The Rangers are 1-0-0 with Glass in the lineup. Last night’s victory will get called gutsy and a character win. And some fans will focus more on Glass’ intangible impact to the team more than they will on the fact that he played 5:07 in a nearly 64 minute hockey game.
And that’s okay. As long as you aren’t hurting anyone or utterly spoiling an experience for someone, be the kind of hockey fan you want to be. Don’t let anyone tell you how to cheer and show support for the team and players that you care most about.
You can’t measure what a first period on the road fight after a neutral zone faceoff brings to table. You can’t hold a ruler up to momentum or energy or sending a how much of a message was sent to the other team. There’s no equation for it. It’s smoke. But, at the end of the day, that is just my opinion.
Some might think that our inability to measure intangibles makes those who put stock in analytics underrate and/or dismiss them. But I do not believe that is the case.

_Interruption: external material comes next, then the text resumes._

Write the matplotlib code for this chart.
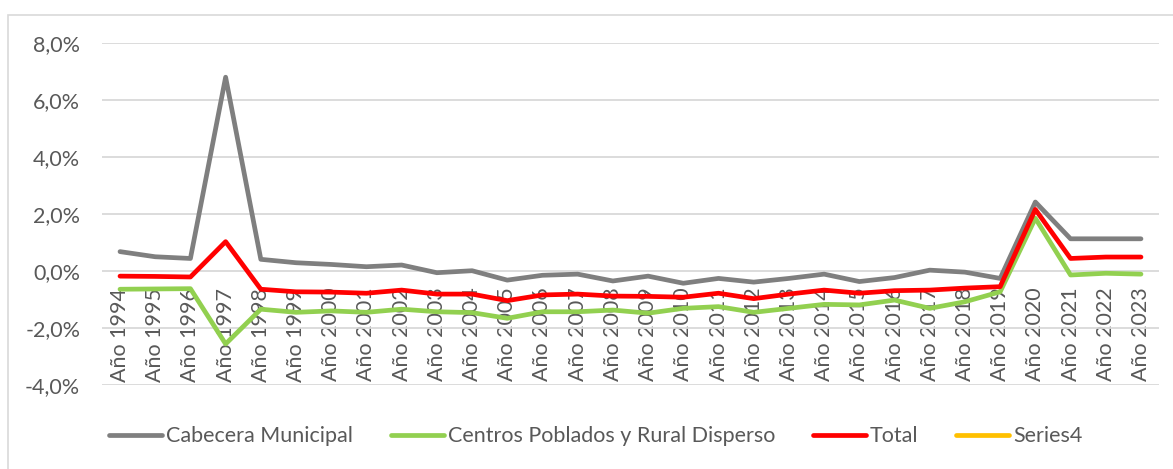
import matplotlib
matplotlib.use("Agg")
import matplotlib.pyplot as plt
import numpy as np
from matplotlib.patches import Rectangle

matplotlib.rcParams.update({
    'font.family': ['Lato', 'DejaVu Sans'],
    'font.size': 15.5,
})

# Data (growth rates, %)
years = [f"Año {y}" for y in range(1994, 2024)]
cabecera = [0.68, 0.50, 0.44, 6.80, 0.41, 0.29, 0.23, 0.15, 0.21, -0.06,
            0.01, -0.32, -0.15, -0.11, -0.35, -0.18, -0.43, -0.26, -0.39, -0.26,
            -0.11, -0.37, -0.23, 0.03, -0.04, -0.26, 2.42, 1.13, 1.13, 1.13]
centros = [-0.64, -0.63, -0.62, -2.56, -1.34, -1.45, -1.40, -1.45, -1.34, -1.43,
           -1.46, -1.66, -1.43, -1.43, -1.37, -1.48, -1.31, -1.25, -1.45, -1.31,
           -1.17, -1.19, -1.02, -1.31, -1.08, -0.73, 1.85, -0.14, -0.08, -0.11]
total = [-0.18, -0.19, -0.21, 1.03, -0.64, -0.73, -0.74, -0.78, -0.67, -0.81,
         -0.81, -1.04, -0.84, -0.81, -0.88, -0.89, -0.92, -0.78, -0.97, -0.81,
         -0.67, -0.78, -0.69, -0.67, -0.60, -0.55, 2.16, 0.44, 0.49, 0.49]
series4 = []  # empty series, only shown in legend

yticks = [-4, -2, 0, 2, 4, 6, 8]
ytick_labels = ["-4,0%", "-2,0%", "0,0%", "2,0%", "4,0%", "6,0%", "8,0%"]

series = [
    ("Cabecera Municipal", cabecera, "#7F7F7F"),
    ("Centros Poblados y Rural Disperso", centros, "#92D050"),
    ("Total", total, "#FF0000"),
    ("Series4", series4, "#FFC000"),
]

fig = plt.figure(figsize=(11.73, 4.69), dpi=100)
ax = fig.add_axes([0.0873, 0.1791, 0.9004, 0.7292])

x = np.arange(len(years))
for name, vals, color in series:
    # lines sit on top of the category labels, as in the original
    ax.plot(x[:len(vals)], vals, color=color, lw=3.4, label=name,
            solid_capstyle='round', solid_joinstyle='round', zorder=3)

ax.set_xlim(-0.5, len(years) - 0.5)
ax.set_ylim(-4, 8)
ax.set_yticks(yticks)
ax.set_yticklabels(ytick_labels)
ax.yaxis.grid(True, color="#D9D9D9", lw=1.3)
ax.set_axisbelow(True)

# category axis crosses at 0
ax.spines['bottom'].set_position(('data', 0))
for s in ['top', 'right', 'left', 'bottom']:
    ax.spines[s].set_visible(False)
ax.set_xticks(x)
ax.set_xticklabels(years, rotation=90, va='top', ha='center')
ax.tick_params(axis='x', length=0, pad=12, colors="#595959")
ax.tick_params(axis='y', length=0, pad=16, colors="#595959")

leg = fig.legend(loc='center', bbox_to_anchor=(0.508, 0.070), ncol=4,
                 frameon=False, handlelength=2.45, handletextpad=0.2,
                 columnspacing=1.75, labelcolor="#595959")
for line in leg.get_lines():
    line.set_linewidth(3.4)
    line.set_solid_capstyle('round')

# chart border
fig.patches.append(Rectangle((8 / 1173, -0.05), 1.2, 1 - 15 / 469 + 0.05,
                             transform=fig.transFigure, fill=False,
                             edgecolor="#D9D9D9", lw=1.2))

fig.savefig("out.png", dpi=100)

We know that hockey games are not won by which team blocks the most shots and had the most checks. We know that because we have data that suggests it isn’t the case. Even without that data we understand that in order to block shots or throw body checks you can’t have the puck.
You don’t win hockey games by dropping the gloves in a scoreless game after a neutral zone faceoff in the first period. You hope to make a statement to the other team or to energize your team. You hope to prove your worth and just how hungry you are to do whatever it takes to win hockey games.

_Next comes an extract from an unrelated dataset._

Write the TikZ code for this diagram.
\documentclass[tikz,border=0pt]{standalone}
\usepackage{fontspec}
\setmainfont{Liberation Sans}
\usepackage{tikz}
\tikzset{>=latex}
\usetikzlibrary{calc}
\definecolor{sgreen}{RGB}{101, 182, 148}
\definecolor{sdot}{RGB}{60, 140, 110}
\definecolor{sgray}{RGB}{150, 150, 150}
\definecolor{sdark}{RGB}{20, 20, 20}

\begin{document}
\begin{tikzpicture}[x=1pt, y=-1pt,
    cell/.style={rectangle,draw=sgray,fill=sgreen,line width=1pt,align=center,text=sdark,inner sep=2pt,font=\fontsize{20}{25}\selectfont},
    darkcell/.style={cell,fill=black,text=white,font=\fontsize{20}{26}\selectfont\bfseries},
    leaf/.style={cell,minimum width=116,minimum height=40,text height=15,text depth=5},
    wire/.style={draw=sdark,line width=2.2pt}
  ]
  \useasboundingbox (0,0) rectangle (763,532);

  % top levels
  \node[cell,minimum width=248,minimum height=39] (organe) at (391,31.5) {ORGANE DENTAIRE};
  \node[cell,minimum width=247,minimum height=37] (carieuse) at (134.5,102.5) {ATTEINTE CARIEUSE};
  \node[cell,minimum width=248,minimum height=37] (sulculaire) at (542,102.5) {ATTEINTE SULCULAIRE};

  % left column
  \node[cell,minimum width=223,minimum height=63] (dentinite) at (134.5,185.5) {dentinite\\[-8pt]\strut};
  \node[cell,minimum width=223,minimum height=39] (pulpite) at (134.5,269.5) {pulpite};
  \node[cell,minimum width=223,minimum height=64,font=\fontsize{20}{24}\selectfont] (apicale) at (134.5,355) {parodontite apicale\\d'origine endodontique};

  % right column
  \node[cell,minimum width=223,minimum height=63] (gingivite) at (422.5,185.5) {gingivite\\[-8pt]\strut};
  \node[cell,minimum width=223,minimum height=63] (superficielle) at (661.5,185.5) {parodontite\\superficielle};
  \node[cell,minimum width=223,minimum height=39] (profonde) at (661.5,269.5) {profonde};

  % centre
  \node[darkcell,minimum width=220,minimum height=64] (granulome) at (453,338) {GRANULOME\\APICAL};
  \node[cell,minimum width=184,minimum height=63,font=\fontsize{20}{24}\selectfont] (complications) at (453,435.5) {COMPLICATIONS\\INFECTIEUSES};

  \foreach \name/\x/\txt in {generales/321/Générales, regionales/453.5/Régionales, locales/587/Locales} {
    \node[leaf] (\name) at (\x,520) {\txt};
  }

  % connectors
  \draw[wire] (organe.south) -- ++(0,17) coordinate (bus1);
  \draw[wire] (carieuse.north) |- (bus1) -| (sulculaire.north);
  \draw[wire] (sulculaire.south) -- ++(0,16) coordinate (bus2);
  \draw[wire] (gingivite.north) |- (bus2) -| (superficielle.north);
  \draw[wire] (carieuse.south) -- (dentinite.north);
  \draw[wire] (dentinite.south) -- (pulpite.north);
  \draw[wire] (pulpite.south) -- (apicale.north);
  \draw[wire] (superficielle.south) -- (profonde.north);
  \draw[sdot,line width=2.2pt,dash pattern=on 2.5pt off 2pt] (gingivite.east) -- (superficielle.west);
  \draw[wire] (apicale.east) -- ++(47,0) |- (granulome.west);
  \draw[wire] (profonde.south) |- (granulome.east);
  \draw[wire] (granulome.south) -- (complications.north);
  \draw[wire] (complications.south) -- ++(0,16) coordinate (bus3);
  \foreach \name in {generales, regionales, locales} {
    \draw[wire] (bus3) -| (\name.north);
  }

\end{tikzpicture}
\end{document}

Even if that means you spend only 17 more seconds on the ice than you did in the penalty box in your NHL game of the season.
Some coaches love those players who will do anything and everything for the team. If we’ve learned anything about Vigneault in his time in New York we’ve learned that he is one of them. And he’s the man holding the marker that scribbles in the lineup on the dry-erase board in the locker room.
As maddening as it is to some Rangers fans, it’s time to accept that Vigneault won’t see things differently anytime soon. He has his favorites. He has his beliefs. And now, after a 5-4-1 stretch in late February and early March, he has Glass.